La otra apuesta de Iglesias es aún más aventurada: sustituir las extintas confluencias por una confederación con los partidos nacionalistas de extrema izquierda, que él aspira a vertebrar en la coalición Frankenstein desde su posición condicionante en el Consejo de Ministros. De ahí su alianza estratégica con ERC y con Bildu (el BNG, de momento, no se deja).
Es cierto que, mientras su partido se extingue, Pablo Iglesias ha alcanzado la cúspide de su poder personal. Es el arquitecto de la actual mayoría parlamentaria, tiene poder de veto sobre las políticas del Gobierno, progresa adecuadamente en la podemización del PSOE, ha persuadido a Sánchez de que siguiendo su estrategia pasará la década entera en la Moncloa, dispone de un ejército de jenízaros intimidatorios en las redes y hasta se permite repartir certificados de constitucionalidad y amenazar a los medios de comunicación. Se ha hecho imprescindible para el que manda —lo que se aproxima a ser el que manda, pero no es lo mismo—.

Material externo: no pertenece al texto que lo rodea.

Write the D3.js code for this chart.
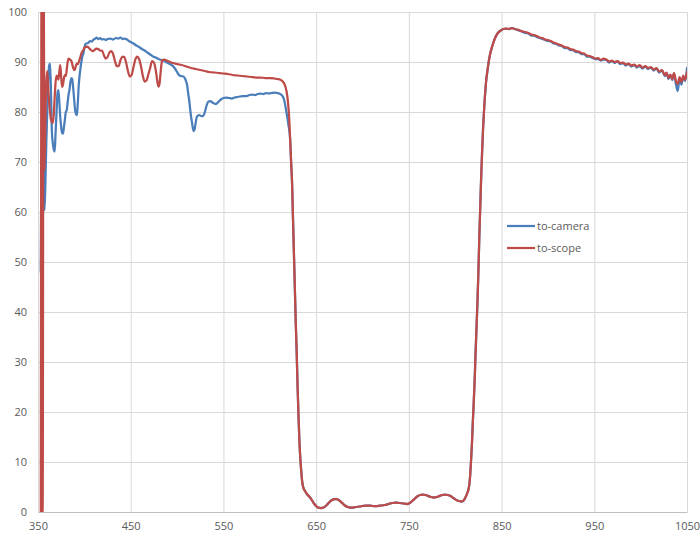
<!DOCTYPE html>
<html>
<head>
<meta charset="utf-8">
<script src="https://cdn.jsdelivr.net/npm/d3@7/dist/d3.min.js"></script>
<style>
  html, body { margin: 0; padding: 0; background: #ffffff; }
  svg { display: block; }
  .tick text { font-family: "Open Sans", "Noto Sans", sans-serif; font-size: 11px; fill: #595959; }
  .legend text { font-family: "Open Sans", "Noto Sans", sans-serif; font-size: 11px; fill: #595959; }
</style>
</head>
<body>
<svg id="chart" width="700" height="540"></svg>
<script>
// Transmission (%) against wavelength (nm) for the two light paths.
const xTicks = [350, 450, 550, 650, 750, 850, 950, 1050];
const yTicks = [0, 10, 20, 30, 40, 50, 60, 70, 80, 90, 100];
const seriesNames = ["to-camera", "to-scope"];

// to-camera, passband below the edge
const cameraHead = [
  [353, 48], [354, 72], [355, 62], [356, 70], [357, 60.4], [358, 66], [359, 74], [360, 80],
  [361, 86], [362, 89.3], [363, 89.7], [364, 84], [365, 76], [366, 73.7], [367, 72.5], [368, 72.1],
  [369, 76], [370, 80], [371, 83.7], [372, 84.4], [373, 82], [374, 79], [375, 77], [376, 75.8],
  [377, 75.7], [378, 77], [379, 78.5], [380, 80], [381, 80.4], [382, 82], [383, 83.5], [384, 84.5],
  [385, 86], [386, 86.8], [387, 86.5], [388, 84.7], [389, 82.5], [390, 80.5], [391, 79.6], [392, 79.4],
  [393, 82], [394, 85.5], [395, 87.5], [396, 89], [397, 90.3], [398, 91.2], [399, 91.7], [400, 92.8],
  [401, 93.5], [402, 93.7], [404, 93.8], [406, 94.2], [408, 94.1], [410, 94.5], [412, 94.7], [413, 94.9],
  [415, 94.6], [417, 94.8], [419, 94.5], [421, 94.6], [423, 94.4], [425, 94.6], [428, 94.7], [431, 94.5],
  [434, 94.8], [437, 94.7], [439, 94.9], [441, 94.6], [443, 94.7], [446, 94.5], [448, 94.2], [450, 94.0],
  [453, 93.7], [456, 93.3], [459, 93.0], [462, 92.6], [465, 92.3], [468, 91.9], [471, 91.5], [474, 91.1],
  [477, 90.9], [480, 90.6], [483, 90.4], [485, 90.3], [488, 90.0], [491, 89.7], [494, 89.4], [496, 89.1],
  [498, 88.6], [500, 88.0], [502, 87.4], [504, 87.2], [507, 87.1], [509, 86.5], [511, 85.2], [512, 83.7],
  [513, 82.5], [514, 80.8], [515, 79.2], [516, 78.0], [517, 76.8], [518, 76.2], [519, 76.6], [520, 77.8],
  [521, 78.8], [522, 79.2], [524, 79.4], [526, 79.2], [528, 79.2], [530, 80.0], [532, 81.4], [534, 82.1],
  [536, 82.2], [538, 81.9], [540, 81.7], [542, 81.6], [544, 81.9], [546, 82.3], [548, 82.6], [550, 82.8],
  [553, 82.9], [556, 82.8], [559, 82.7], [562, 82.9], [565, 83.0], [568, 83.1], [571, 83.2], [575, 83.2],
  [578, 83.4], [581, 83.5], [584, 83.4], [587, 83.6], [590, 83.7], [593, 83.6], [596, 83.8], [599, 83.7],
  [602, 83.8], [605, 83.9], [608, 83.8], [610, 83.7], [612, 83.5], [614, 83.1], [615, 82.7], [616, 82.0],
  [617, 81.0], [618, 79.9], [619, 78.8], [620, 77.6]
];

// to-scope, passband below the edge
const scopeHead = [
  [353, 0], [354, 118], [355, 0], [356, 112], [357, 68.4], [358, 79], [359, 86], [360, 88.2],
  [361, 85], [362, 82], [363, 80], [364, 78.5], [365, 78.0], [366, 77.8], [367, 79.5], [368, 83],
  [369, 86], [370, 87.3], [371, 87.0], [372, 86.5], [373, 88.0], [374, 89.4], [375, 87.0], [376, 85.0],
  [377, 85.5], [378, 86.8], [379, 87.4], [380, 87.2], [381, 88.5], [382, 90.0], [383, 90.7], [384, 90.6],
  [385, 90.4], [386, 90.2], [387, 89.5], [388, 88.8], [389, 88.4], [390, 88.6], [391, 89.3], [392, 89.7],
  [393, 89.6], [394, 90.0], [395, 90.6], [396, 91.2], [397, 91.8], [398, 92.2], [399, 92.4], [400, 92.8],
  [401, 93.0], [403, 93.1], [405, 92.8], [407, 92.4], [409, 92.2], [411, 92.4], [413, 92.7], [415, 92.6],
  [417, 92.3], [419, 92.3], [421, 91.4], [423, 90.7], [425, 91.0], [427, 91.9], [429, 92.2], [431, 91.6],
  [433, 90.2], [435, 89.2], [437, 89.2], [439, 90.4], [441, 91.1], [443, 91.0], [445, 89.9], [447, 88.2],
  [449, 87.1], [451, 87.4], [453, 89.0], [455, 90.5], [457, 91.1], [459, 90.6], [461, 89.2], [463, 87.3],
  [465, 86.1], [467, 86.3], [469, 87.5], [471, 88.8], [473, 90.2], [475, 89.9], [477, 88.4], [479, 85.8],
  [480, 85.1], [481, 85.6], [482, 87.4], [483, 89.3], [484, 90.4], [486, 90.5], [490, 90.2], [495, 89.8],
  [500, 89.6], [505, 89.4], [510, 89.1], [515, 88.8], [520, 88.6], [525, 88.4], [530, 88.2], [535, 88.0],
  [540, 87.9], [545, 87.8], [550, 87.7], [555, 87.6], [560, 87.4], [565, 87.3], [570, 87.2], [575, 87.1],
  [580, 87.0], [585, 86.9], [590, 86.9], [595, 86.8], [600, 86.8], [605, 86.7], [608, 86.6], [611, 86.5],
  [614, 86.1], [616, 85.5], [618, 84.2], [619, 83.0], [620, 81.2], [621, 78.5]
];

// shared blocking band: both paths overlap here
const stopBand = [
  [622, 74.4], [623, 70], [624, 66], [625, 59], [626, 52], [627, 45], [628, 38], [629, 32],
  [630, 25], [631, 19], [632, 14], [633, 10.5], [634, 8], [635, 6], [636, 5], [638, 4.2],
  [640, 3.6], [643, 3.0], [646, 2.2], [648, 1.6], [650, 1.2], [652, 0.9], [655, 0.8], [658, 0.9],
  [661, 1.3], [664, 1.9], [667, 2.4], [670, 2.6], [672, 2.6], [675, 2.3], [678, 1.8], [681, 1.3],
  [684, 1.0], [687, 0.9], [690, 0.9], [693, 1.0], [697, 1.1], [700, 1.2], [704, 1.3], [708, 1.3],
  [712, 1.2], [716, 1.2], [720, 1.3], [724, 1.4], [728, 1.6], [732, 1.8], [736, 1.9], [740, 1.8],
  [744, 1.7], [748, 1.6], [750, 1.7], [753, 2.1], [756, 2.6], [759, 3.1], [762, 3.4], [765, 3.5],
  [768, 3.4], [771, 3.2], [774, 3.0], [777, 2.9], [780, 3.0], [783, 3.2], [786, 3.4], [789, 3.5],
  [792, 3.4], [795, 3.2], [798, 2.8], [801, 2.4], [804, 2.2], [807, 2.1], [809, 2.3], [811, 2.9],
  [813, 3.8], [815, 5.2], [816, 7], [817, 10], [818, 13.5], [819, 18], [820, 22], [821, 26.5],
  [822, 32], [823, 37], [824, 42], [825, 48], [826, 55], [827, 61], [828, 67], [829, 72],
  [830, 76.5], [831, 80], [832, 83], [833, 85.5], [835, 88.6], [837, 91], [840, 93.2], [843, 94.8],
  [846, 95.8], [849, 96.3], [852, 96.6], [855, 96.7], [858, 96.6], [861, 96.8], [864, 96.6]
];

// to-camera, passband above the edge
const cameraTail = [
  [867, 96.4], [870, 96.2], [873, 96.0], [876, 95.8], [879, 95.7], [882, 95.3], [885, 95.3], [888, 95.0],
  [891, 94.8], [894, 94.6], [897, 94.4], [900, 94.2], [903, 94.1], [906, 93.7], [909, 93.6], [912, 93.3],
  [915, 93.2], [918, 92.8], [921, 92.8], [924, 92.4], [927, 92.4], [930, 92.0], [933, 92.0], [936, 91.6],
  [939, 91.6], [942, 91.1], [945, 91.1], [948, 90.8], [951, 90.6], [954, 90.6], [957, 90.3], [960, 90.5],
  [963, 90.4], [966, 89.9], [969, 90.2], [972, 89.8], [975, 90.1], [978, 89.6], [981, 89.8], [984, 89.3],
  [987, 89.6], [990, 89.1], [993, 89.4], [996, 88.9], [999, 89.2], [1002, 88.7], [1005, 89.1], [1008, 88.6],
  [1011, 88.9], [1014, 88.3], [1017, 88.7], [1020, 87.9], [1023, 88.3], [1026, 87.2], [1028, 87.8], [1030, 86.6],
  [1032, 87.4], [1034, 86.4], [1036, 87.7], [1038, 85.6], [1040, 84.2], [1042, 86.6], [1044, 85.5], [1046, 87.0],
  [1048, 86.2], [1050, 88.8]
];

// to-scope, passband above the edge
const scopeTail = [
  [867, 96.5], [870, 96.3], [873, 96.1], [876, 96.0], [879, 95.8], [882, 95.5], [885, 95.4], [888, 95.2],
  [891, 94.9], [894, 94.8], [897, 94.5], [900, 94.4], [903, 94.2], [906, 93.9], [909, 93.7], [912, 93.5],
  [915, 93.3], [918, 93.0], [921, 92.9], [924, 92.6], [927, 92.5], [930, 92.2], [933, 92.1], [936, 91.8],
  [939, 91.7], [942, 91.3], [945, 91.2], [948, 91.0], [951, 90.7], [954, 90.8], [957, 90.4], [960, 90.7],
  [963, 90.5], [966, 90.1], [969, 90.3], [972, 90.0], [975, 90.2], [978, 89.8], [981, 89.9], [984, 89.5],
  [987, 89.7], [990, 89.3], [993, 89.5], [996, 89.1], [999, 89.4], [1002, 88.9], [1005, 89.2], [1008, 88.8],
  [1011, 89.0], [1014, 88.5], [1017, 88.8], [1020, 88.1], [1023, 88.4], [1026, 87.4], [1028, 87.9], [1030, 86.8],
  [1032, 87.5], [1034, 86.6], [1036, 87.8], [1038, 86.2], [1040, 85.6], [1042, 87.0], [1044, 86.0], [1046, 87.3],
  [1048, 86.4], [1050, 88.0]
];

const colors = ["#4a7ebb", "#be4b48"];

const svg = d3.select("#chart");
const margin = { left: 38, right: 13, top: 12, bottom: 28 };
const W = 700, H = 540;

const x = d3.scaleLinear().domain([350, 1050]).range([margin.left, W - margin.right]);
const y = d3.scaleLinear().domain([0, 100]).range([H - margin.bottom, margin.top]);

// gridlines
svg.append("g")
  .attr("transform", `translate(0,${y(0)})`)
  .call(d3.axisBottom(x).tickValues(xTicks).tickSize(-(y(0) - y(100))).tickFormat(""))
  .call(g => g.select(".domain").remove())
  .call(g => g.selectAll("line").attr("stroke", "#d9d9d9").attr("stroke-width", 1));

svg.append("g")
  .attr("transform", `translate(${x(350)},0)`)
  .call(d3.axisLeft(y).tickValues(yTicks).tickSize(-(x(1050) - x(350))).tickFormat(""))
  .call(g => g.select(".domain").remove())
  .call(g => g.selectAll("line").attr("stroke", "#d9d9d9").attr("stroke-width", 1));

// axes labels
svg.append("g")
  .attr("transform", `translate(0,${y(0)})`)
  .call(d3.axisBottom(x).tickValues(xTicks).tickSize(0).tickPadding(10).tickFormat(d3.format("d")))
  .call(g => g.select(".domain").attr("stroke", "#bfbfbf"));

svg.append("g")
  .attr("transform", `translate(${x(350)},0)`)
  .call(d3.axisLeft(y).tickValues(yTicks).tickSize(0).tickPadding(11).tickFormat(d3.format("d")))
  .call(g => g.select(".domain").remove());

// clip lines to the plot area
svg.append("clipPath").attr("id", "plot")
  .append("rect")
  .attr("x", x(350)).attr("y", y(100))
  .attr("width", x(1050) - x(350)).attr("height", y(0) - y(100));

const line = d3.line()
  .x(d => x(d[0]))
  .y(d => y(d[1]))
  .curve(d3.curveMonotoneX);

const series = [
  cameraHead.concat(stopBand, cameraTail),
  scopeHead.concat(stopBand, scopeTail)
];

svg.append("g").attr("clip-path", "url(#plot)")
  .selectAll("path")
  .data(series)
  .join("path")
  .attr("d", line)
  .attr("fill", "none")
  .attr("stroke", (d, i) => colors[i])
  .attr("stroke-width", 2.25)
  .attr("stroke-linejoin", "round")
  .attr("stroke-linecap", "round");

// legend
const legend = svg.append("g").attr("class", "legend");
seriesNames.forEach((name, i) => {
  const ly = 226 + i * 22;
  legend.append("line")
    .attr("x1", 507).attr("x2", 535)
    .attr("y1", ly).attr("y2", ly)
    .attr("stroke", colors[i]).attr("stroke-width", 2.25);
  legend.append("text")
    .attr("x", 537).attr("y", ly)
    .attr("dy", "0.35em")
    .text(name);
});
</script>
</body>
</html>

Esa es justamente su mayor fragilidad. Porque, pese a todo, esta sigue siendo una democracia de partidos. Y con todo su poderío actual, lo único que le separa de la condición de elemento desechable es el momento en que vuelvan a abrirse las urnas, su socio actual haga cuentas y descubra que ya no le sirve —o no lo necesita— para seguir en el poder. Podemos ya solo es un asiento copresidencial en el Gobierno y 35 diputados necesarios para sostener a Sánchez. Cuando pierda lo segundo, perderá lo primero y se quedará en nada, porque todo lo demás ya lo perdió por el camino.
Aún se discute si Sánchez depende más de Iglesias o Iglesias de Sánchez. Para mí, la diferencia está en que, detestándose mutuamente, Pedro sueña con desprenderse de Pablo y Pablo no puede ni soñar en soltarse de la mano de Pedro sin precipitarse al vacío de su nariz superlativa, desprovista de cuerpo que la sostenga.